"Pai aos 50" é um espaço de opinião semanal assinado pelo escritor Joel Neto
A minha resolução para 2026 é não pedir desculpa. Tomo-a ainda em Novembro, início do mês, porque vou precisar de umas semanas de treino. Um ano sem pedir desculpa, nem uma vez só - vai dar trabalho.
Oh, como eu me sentiria empoderado, como macho e como gente.
Neste momento peço desculpa umas boas vinte vezes ao dia. Aos fins-de-semana, que a malta anda mais na rua, quarenta. Peço desculpa por não ter podido ir, por ainda não ter conseguido ler, por na segunda-feira não me ser possível comparecer, por nunca ter atendido - por me ter esquecido de enviar o email, a mensagem de WhatsApp, a SMS. As pessoas ouvem-me com paciência, fazem um ar de comiseração e meneiam a cabeça numa espécie de: então agora já podemos contar contigo, certo?
E começa tudo de novo.
"Desculpa mas não consigo", rogo. Desculpa mas não deu. Desculpem. Peço imensa desculpa. Ai, desculpa, desculpa, desculpa. Perdoa-me. Perdoem-me. Perdoe-me. Mil perdões.
Um pede que vá à exposição dele. Outro precisa só de cinco minutos a explicar-lhe como quero o armazém arrumado. Outro ainda estranha que eu nunca mais tenha querido jogar golfe. Passo o dia nisso. Almoços, jantares, breves cafés, telefonemas (muitos, muitos telefonemas). Compromissos culturais, demandas cívicas, estratégias empresariais. Atenções, esclarecimentos de dúvidas, meras informações sobre o estado de saúde dos familiares, a entrega famigerada do famigerado livro - falho com tudo.
Nem sequer consigo ter uma boa noção das coisas com que falho, porque, se numa semana cancelo metade do que tenho para fazer e tento corresponder àquilo que me pedem, logo surgem mais faltas ainda, escondidas por debaixo das primeiras, como a base do icebergue da minha ignomínia.
"Caramba, a vida não é só trabalho!", dizem-me alguns, numa exasperação. Essa é a melhor de todas, porque no fundo o que querem dizer é: "Vá, faz lá uma pausa, mas é, e dá-me atenção". E, se estou na livraria, apanham-me de computador aberto, sentam-se ao meu lado, e aqui vai disto. Só a minha aflição os apazigua um pouco. Ainda assim, peço desculpa, levanto-me e passo o resto do dia a sentir-me um escroque horroroso, egoísta, indiferente - um sociopata.

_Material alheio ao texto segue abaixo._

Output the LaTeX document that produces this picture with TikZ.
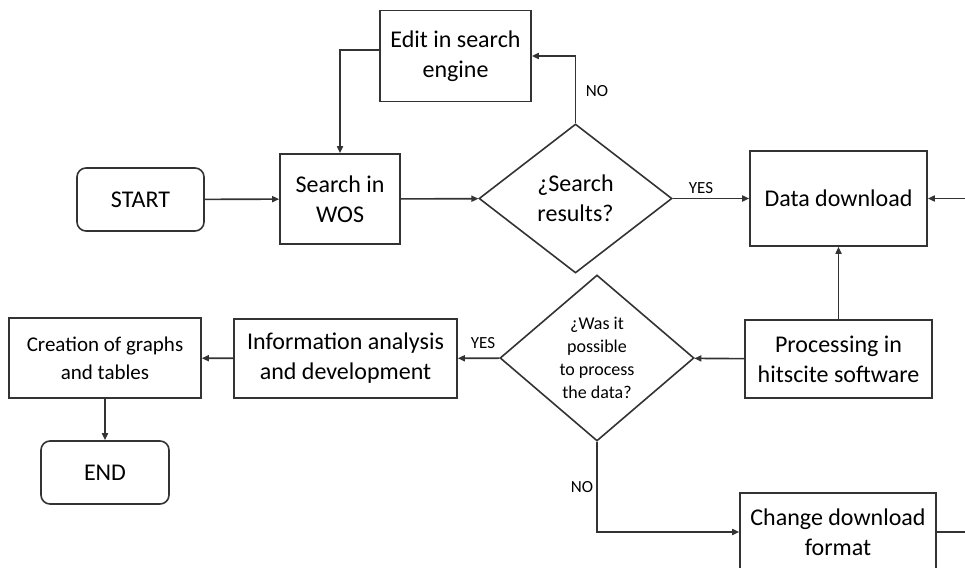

A verdade é que eu talvez devesse ficar contente por tanta gente, em tantas circunstâncias e âmbitos, pedir a minha atenção. Mas já dou menos tempo ao meu filho do que gostaria e, neste momento, nem sequer consigo imaginar como o vou dar à minha filha também - onde é que eu vou arranjar agora mais desculpas para pedir?
"Não vou porque não quero." O homem que é capaz de dizer isto - esse é o que eu mais invejo no Mundo.